VIENTO DE LEVANTE

Con un par

jueves, 2 de diciembre de 2021 · 06:26

Hasta hace bien poco, y puede que ahora todavía siga dándose algún caso aislado, el toreo era uno de los medios de ascensión social más frecuente y de mayor repercusión. Y digo hasta hace bien poco si pensamos que medio siglo atrás es una minucia en nuestra milenaria historia.

Sí, a principios de los años sesenta del pasado siglo, cuando el mundo de los toros vivía uno de sus momentos más esplendorosos, con una nómina de figuras mareante, gente que empeñaba lo que hiciese falta para ir a ver a sus toreros favoritos, medios de comunicación volcados, etcétera, no eran pocos los que buscaban ser toreros para salir de la miseria. Manuel Benítez, máximo exponente y referencia obligada no sólo de aquel tiempo, es un ejemplo perfecto. Pero hubo, más, muchos más.

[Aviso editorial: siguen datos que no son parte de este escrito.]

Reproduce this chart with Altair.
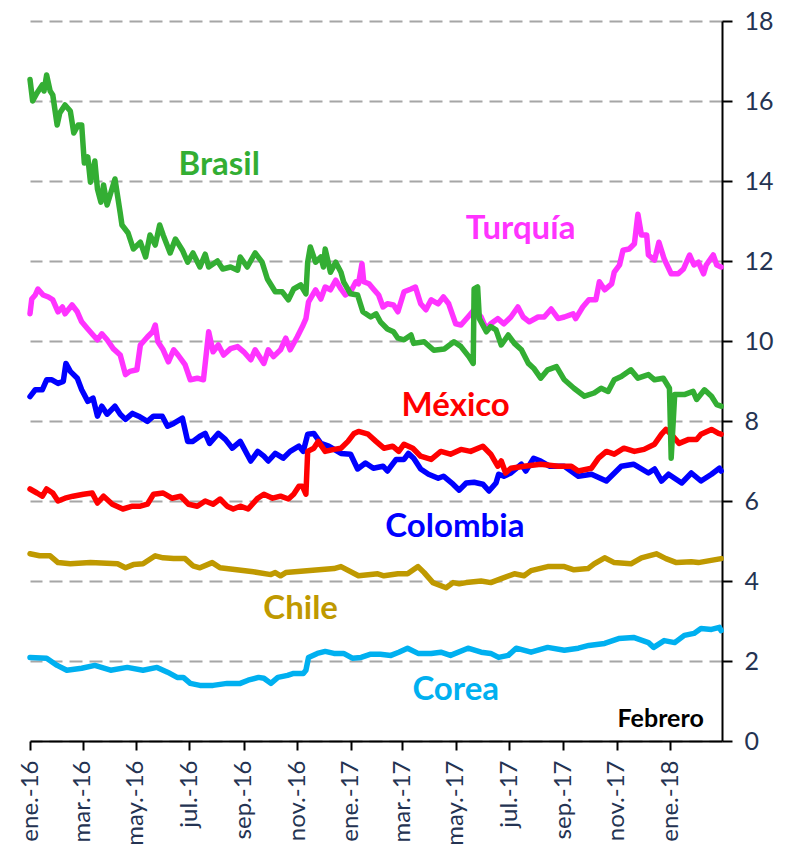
import altair as alt
import pandas as pd

# (days since 2016-01-01, rate %)
BRASIL = [(0,16.54),(3,16.0),(8,16.2),(14,16.4),(16,16.25),(19,16.65),(23,16.25),(26,16.15),(31,15.4),(34,15.7),
          (40,15.9),(46,15.75),(50,15.2),(55,15.4),(59,15.4),(62,14.45),(66,14.6),(69,13.97),(74,14.5),(77,13.8),
          (81,13.47),(84,13.9),(88,13.4),(97,14.05),(103,13.2),(105,12.9),(112,12.7),(118,12.3),(126,12.47),(132,12.1),
          (137,12.65),(143,12.4),(148,12.9),(152,12.65),(160,12.2),(166,12.55),(174,12.27),(180,11.97),(186,12.2),(194,11.85),
          (200,12.17),(204,11.85),(214,12.0),(220,11.8),(229,11.85),(237,11.77),(240,12.1),(248,11.85),(257,12.2),(265,11.97),
          (271,11.55),(280,11.23),(288,11.23),(295,11.03),(301,11.3),(309,11.4),(315,11.18),(317,11.97),(320,12.35),(326,11.97),
          (332,12.1),(335,11.85),(337,12.3),(343,11.72),(349,11.97),(355,11.72),(358,11.48),(366,11.18),(374,11.15),(380,10.73),
          (389,10.6),(395,10.68),(400,10.48),(408,10.3),(415,10.23),(420,10.07),(427,10.03),(435,10.15),(438,9.94),(450,9.98),
          (461,9.77),(473,9.8),(484,9.98),(492,9.86),(501,9.61),(506,9.44),(507,11.3),(511,11.35),(513,10.56),(521,10.23),
          (526,10.36),(532,10.28),(538,9.9),(546,10.15),(553,9.94),(561,9.78),(569,9.44),(575,9.32),(583,9.07),(591,9.28),
          (601,9.36),(610,9.03),(621,8.82),(633,8.62),(644,8.7),(652,8.82),(660,8.74),(667,9.03),(675,9.11),(686,9.28),
          (694,9.07),(706,9.16),(713,9.03),(723,9.07),(730,8.82),(732,7.07),(736,8.66),(747,8.66),(757,8.74),(761,8.54),
          (770,8.78),(778,8.62),(784,8.41),(789,8.37)]

TURQUIA = [(0,10.68),(2,11.05),(6,11.15),(9,11.3),(15,11.15),(21,11.1),(26,11.03),(32,10.73),(37,10.85),(40,10.68),
           (48,10.9),(54,10.73),(59,10.48),(66,10.3),(72,10.15),(77,10.03),(82,10.18),(88,10.03),(95,9.81),(103,9.65),
           (109,9.16),(114,9.24),(122,9.28),(126,9.9),(134,10.1),(140,10.23),(143,10.4),(146,9.98),(152,9.78),(158,9.48),
           (164,9.78),(169,9.65),(177,9.41),(183,9.03),(191,9.07),(198,9.03),(204,10.23),(209,9.73),(215,9.9),(221,9.65),
           (229,9.81),(237,9.86),(244,9.73),(252,9.53),(257,9.78),(267,9.44),(272,9.78),(278,9.61),(286,9.78),(292,10.07),
           (297,9.78),(305,10.1),(311,10.36),(315,10.56),(318,10.98),(326,11.28),(332,11.05),(337,11.35),(343,11.28),(349,11.52),
           (355,11.3),(360,11.15),(366,11.23),(372,11.48),(375,11.43),(379,11.93),(381,11.48),(387,11.43),(392,11.3),(398,11.15),
           (403,10.85),(408,10.93),(415,10.9),(420,10.73),(427,11.23),(435,11.3),(440,11.35),(446,10.93),(452,10.78),(458,11.03),
           (466,10.93),(472,11.1),(478,10.93),(486,10.43),(492,10.4),(500,10.6),(507,10.78),(515,10.6),(521,10.3),(526,10.43),
           (534,10.56),(541,10.43),(549,10.6),(557,10.85),(563,10.6),(570,10.48),(580,10.6),(587,10.6),(595,10.8),(603,10.56),
           (610,10.6),(620,10.68),(623,10.56),(631,10.85),(638,11.03),(646,11.03),(650,11.48),(656,11.28),(664,11.43),(667,11.72),
           (673,11.9),(677,12.27),(684,12.3),(690,12.43),(694,13.17),(698,12.65),(704,12.65),(706,12.15),(713,12.02),(718,12.47),
           (724,12.05),(732,11.68),(740,11.68),(746,11.8),(753,12.15),(758,11.9),(763,11.97),(769,11.68),(772,11.9),(780,12.15),
           (784,11.9),(789,11.85)]

MEXICO = [(0,6.3),(8,6.2),(14,6.12),(19,6.3),(26,6.2),(32,6.0),(40,6.07),(49,6.12),(61,6.17),(71,6.2),
          (77,5.95),(84,6.12),(94,5.92),(106,5.8),(117,5.87),(126,5.87),(134,5.92),(141,6.17),(152,6.2),(162,6.07),
          (172,6.12),(181,5.92),(191,5.87),(200,6.0),(209,5.92),(217,6.05),(225,5.87),(232,5.8),(240,5.87),(249,5.8),
          (260,6.07),(267,6.17),(277,6.07),(286,6.12),(295,6.05),(301,6.17),(307,6.37),(311,6.37),(315,6.17),(317,7.24),
          (324,7.32),(329,7.49),(337,7.24),(347,7.29),(355,7.32),(363,7.49),(370,7.69),(375,7.74),(386,7.67),(395,7.49),
          (404,7.32),(414,7.37),(421,7.24),(427,7.42),(437,7.32),(446,7.12),(458,7.04),(469,7.24),(480,7.17),(492,7.29),
          (503,7.24),(517,7.37),(526,7.17),(534,6.87),(538,7.0),(543,6.7),(549,6.82),(564,6.87),(583,6.92),(603,6.87),
          (618,6.87),(626,6.75),(641,6.82),(649,7.07),(658,7.24),(667,7.17),(678,7.32),(690,7.24),(701,7.29),(713,7.42),
          (721,7.67),(726,7.79),(734,7.62),(741,7.44),(752,7.54),(761,7.54),(766,7.67),(778,7.79),(786,7.69),(789,7.67)]

COLOMBIA = [(0,8.61),(6,8.78),(14,8.78),(19,9.03),(25,9.03),(32,8.94),(38,8.99),(41,9.44),(46,9.24),(54,9.07),
            (59,8.78),(66,8.49),(72,8.57),(77,8.12),(82,8.37),(88,8.17),(97,8.37),(103,8.17),(109,8.04),(117,8.19),
            (124,8.12),(134,7.99),(141,8.12),(151,8.12),(157,7.87),(164,7.94),(174,8.07),(180,7.49),(186,7.49),(194,7.62),
            (200,7.69),(205,7.44),(215,7.69),(223,7.54),(231,7.32),(240,7.49),(252,7.0),(260,7.24),(267,7.12),(272,7.0),
            (280,7.19),(289,7.07),(297,7.24),(307,7.37),(312,7.24),(317,7.67),(324,7.69),(332,7.44),(341,7.37),(355,7.19),
            (366,7.17),(374,6.8),(383,6.95),(392,6.82),(403,6.87),(408,6.75),(418,7.04),(427,7.04),(432,7.19),(438,7.07),
            (446,6.8),(455,6.67),(466,6.57),(472,6.62),(483,6.42),(490,6.27),(498,6.45),(507,6.47),(517,6.42),(524,6.25),
            (532,6.45),(535,6.67),(541,6.62),(549,6.7),(561,6.92),(566,6.75),(575,7.07),(583,7.0),(593,6.87),(610,6.87),
            (626,6.62),(641,6.67),(658,6.5),(675,6.87),(689,6.92),(706,6.7),(713,6.8),(721,6.5),(729,6.67),(744,6.45),
            (755,6.7),(766,6.5),(778,6.67),(787,6.82),(789,6.75)]

CHILE = [(0,4.68),(11,4.63),(23,4.63),(32,4.46),(46,4.43),(69,4.46),(100,4.43),(109,4.33),(118,4.41),(129,4.43),
         (143,4.63),(152,4.58),(164,4.56),(177,4.56),(186,4.38),(194,4.33),(208,4.46),(217,4.33),(255,4.23),(275,4.16),
         (280,4.21),(286,4.13),(292,4.21),(347,4.31),(355,4.36),(375,4.13),(397,4.18),(404,4.13),(420,4.18),(431,4.18),
         (443,4.36),(450,4.21),(460,3.96),(475,3.83),(483,3.96),(490,3.93),(498,3.96),(515,4.0),(526,3.96),(538,4.06),
         (553,4.18),(564,4.13),(572,4.26),(591,4.36),(610,4.36),(621,4.28),(637,4.31),(644,4.43),(656,4.58),(667,4.46),
         (686,4.43),(698,4.58),(715,4.68),(726,4.56),(738,4.46),(755,4.48),(763,4.46),(789,4.56)]

COREA = [(0,2.09),(19,2.07),(31,1.89),(42,1.77),(59,1.82),(74,1.89),(92,1.77),(111,1.84),(129,1.77),(145,1.84),
         (157,1.72),(168,1.59),(175,1.59),(183,1.44),(194,1.39),(209,1.39),(225,1.44),(240,1.44),(249,1.52),(261,1.59),
         (267,1.57),(275,1.44),(283,1.59),(294,1.64),(301,1.69),(312,1.69),(315,1.77),(318,2.09),(328,2.19),(337,2.24),
         (347,2.19),(358,2.19),(368,2.07),(378,2.09),(389,2.17),(400,2.17),(412,2.14),(421,2.22),(431,2.32),(443,2.19),
         (458,2.19),(469,2.22),(480,2.14),(500,2.32),(515,2.22),(526,2.19),(535,2.09),(546,2.14),(555,2.32),(572,2.22),
         (591,2.34),(610,2.27),(626,2.32),(638,2.39),(656,2.44),(672,2.56),(689,2.59),(706,2.46),(712,2.34),(724,2.51),
         (736,2.46),(747,2.64),(758,2.69),(766,2.81),(778,2.79),(787,2.84),(789,2.76)]

# draw order (last on top)
SERIES = [("Corea", COREA, "#00B0F0"), ("Chile", CHILE, "#BF9900"), ("Colombia", COLOMBIA, "#0000FF"),
          ("México", MEXICO, "#FF0000"), ("Turquía", TURQUIA, "#FF33FF"), ("Brasil", BRASIL, "#33AE33")]

LABEL_NAMES = ["Brasil", "Turquía", "México", "Colombia", "Chile", "Corea"]
LABEL_DAYS = [216, 560, 486, 485, 309, 486]
LABEL_VALUES = [14.15, 12.55, 8.12, 5.10, 3.06, 1.02]
LABEL_COLORS = ["#33AE33", "#FF33FF", "#FF0000", "#0000FF", "#BF9900", "#00B0F0"]

NOTE_TEXT = ["Febrero"]
NOTE_DAYS = [720]
NOTE_VALUES = [0.36]

START = pd.Timestamp("2016-01-01")
Y_TICKS = list(range(0, 19, 2))
TICK_MONTHS = [(2016, m) for m in (1, 3, 5, 7, 9, 11)] + [(2017, m) for m in (1, 3, 5, 7, 9, 11)] + [(2018, 1)]
MONTH_ABBR = "['ene.','feb.','mar.','abr.','may.','jun.','jul.','ago.','sep.','oct.','nov.','dic.']"

x_scale = alt.Scale(domain=[alt.DateTime(year=2016, month=1, date=1),
                            alt.DateTime(year=2018, month=3, date=1)])
y_scale = alt.Scale(domain=[0, 18], nice=False)

x_axis = alt.Axis(
    title=None,
    values=[alt.DateTime(year=y, month=m, date=1) for y, m in TICK_MONTHS],
    labelExpr=MONTH_ABBR + "[month(datum.value)] + '-' + timeFormat(datum.value, '%y')",
    labelAngle=270, labelFont="Lato", labelFontSize=24, labelColor="#243352",
    labelPadding=10, labelOverlap=False, labelFlush=False,
    tickSize=9, tickColor="black", tickWidth=2,
    domainColor="black", domainWidth=2, grid=False,
)
y_axis = alt.Axis(
    title=None, orient="right", values=Y_TICKS,
    labelFont="Lato", labelFontSize=25, labelColor="#243352", labelPadding=12,
    tickSize=10, tickColor="black", tickWidth=2,
    domainColor="black", domainWidth=2,
    grid=True, gridColor="#A6A6A6", gridDash=[13, 7], gridWidth=2,
)

X_ENC = alt.X("fecha:T", scale=x_scale, axis=x_axis)
Y_ENC = alt.Y("tasa:Q", scale=y_scale, axis=y_axis)


def frame(pairs, name):
    return pd.DataFrame({
        "fecha": [START + pd.Timedelta(days=d) for d, _ in pairs],
        "tasa": [v for _, v in pairs],
        "pais": name,
    })


layers = []
for name, pairs, color in SERIES:
    layers.append(
        alt.Chart(frame(pairs, name))
        .mark_line(color=color, strokeWidth=5.5, strokeJoin="round", strokeCap="round")
        .encode(x=X_ENC, y=Y_ENC)
    )

labels_df = pd.DataFrame({
    "pais": LABEL_NAMES,
    "fecha": [START + pd.Timedelta(days=d) for d in LABEL_DAYS],
    "tasa": LABEL_VALUES,
    "color": LABEL_COLORS,
})
labels = alt.Chart(labels_df).mark_text(
    font="Lato", fontWeight="bold", fontSize=33, align="center", baseline="alphabetic"
).encode(
    x=X_ENC, y=Y_ENC,
    text="pais:N",
    color=alt.Color("color:N", scale=None),
)

note_df = pd.DataFrame({
    "texto": NOTE_TEXT,
    "fecha": [START + pd.Timedelta(days=d) for d in NOTE_DAYS],
    "tasa": NOTE_VALUES,
})
note = alt.Chart(note_df).mark_text(
    font="Lato", fontWeight="bold", fontSize=25, align="center", baseline="alphabetic", color="black"
).encode(
    x=X_ENC, y=Y_ENC,
    text="texto:N",
)

chart = alt.layer(*layers, labels, note).properties(
    width=692, height=720,
    autosize=alt.AutoSizeParams(type="none"),
    padding={"left": 22, "top": 13, "right": 56, "bottom": 110},
    background="white",
).configure_view(strokeWidth=0)

chart.save("out.html", embed_options={"renderer": "svg", "actions": False})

Julián García fue uno de ellos. Nacido en una aldea perdida en la sierra de Alcaraz, en la provincia de Albacete, su infancia discurrió en el monte, pastoreando ovejas, cabras y vacas, prácticamente su única compañía durante muchos años.

Pero él sabía que aquello no era lo suyo, que había más mundo que aquellos montes y aquellos animales, hasta que un buen día decidió cambiar de aires. Y, sin saber leer ni escribir, con 15 ó16 años, se plantó en Valencia. Nunca había salido de su pueblo y el choque con aquella nueva realidad fue brutal. Todo lo desconocía y no fue fácil la adaptación.

Pero estaba convencido de que ahí estaba su futuro. Como lo estuvo cuando, de repente, al colarse en la plaza de toros de la ciudad del Turia por curiosidad y para pasar el rato, descubrió el toreo. Dice que aquello fue una revelación, una iluminación, y justo en aquel momento supo que él tenía que ser torero.

Nunca había visto un toro.Ni una corrida antes. No sabía coger un capote y desconocía absolutamente todo lo relativo a la fiesta nacional. Y cuando digo todo es todo. Pero estaba seguro de que iba a ser torero y todos sus esfuerzos se concentraron en esa convicción. Costase lo que costase. Que no fue poco. Pero lo logró.

La pandemia y sus consecuencias hizo que pasase un tanto desdibujada la celebración de sus cincuenta años de alternativa (Castellón, 8 de marzo de 1970; Paco Camino el padrino, Ángel Teruel el testigo, toros de Pérez Tabernero y un rabo en el esportón) y es ahora cuando se recuerda y festeja la efeméride. Además, un libro recoge su historia, narrada en primera persona, y repasa lo que sucedió a lo largo de su trayectoria -que llegó hasta 1993- tanto en un plano personal como general de la tauromaquia.

Una cosa queda clara: su total disposición y entrega sin reservas a lo que fue su profesión y trampolín social. Poco a poco, asimilando con rapidez los rudimentos del toreo y teniendo claro que lo suyo era arrimarse mucho y quedarse quieto, tras una temporada, la de 1969, en la que quedó a la cabeza del escalafón novilleril, desde la alternativa estuvo en todas las ferias y en los mejores carteles. Compartió paseíllos con las principales figuras del momento y triunfó tanto o más que ellas. No hizo ascos a matar toros de Miura -fue obligada su presencia en la feria de julio de Valencia con ganado del mítico hierro de Zahariche- ni puso peros para torear con quien fuese. Cinco años estuvo en la élite, derrochando valor y coraje a espuertas, siempre buscando agradar a quien paga.

Pero acabó perdiendo la ilusión. Dice que un torero al principio torea por afición y lugo por dinero. En su caso fue al revés. Llegó a ser torero por dinero y cuando lo tuvo había perdido ya la afición y encontrado un nuevo aliciente en su vida: su familia.

Nadie le puede discutir sus logros, sus triunfos, sus éxitos ni su papel en la historia. Fue un torero destacado en su día y hoy recuerda con orgullo y sin amargura, pese a zancadillas y mala idea de algunos, lo mucho que hizo. Y todo con un par.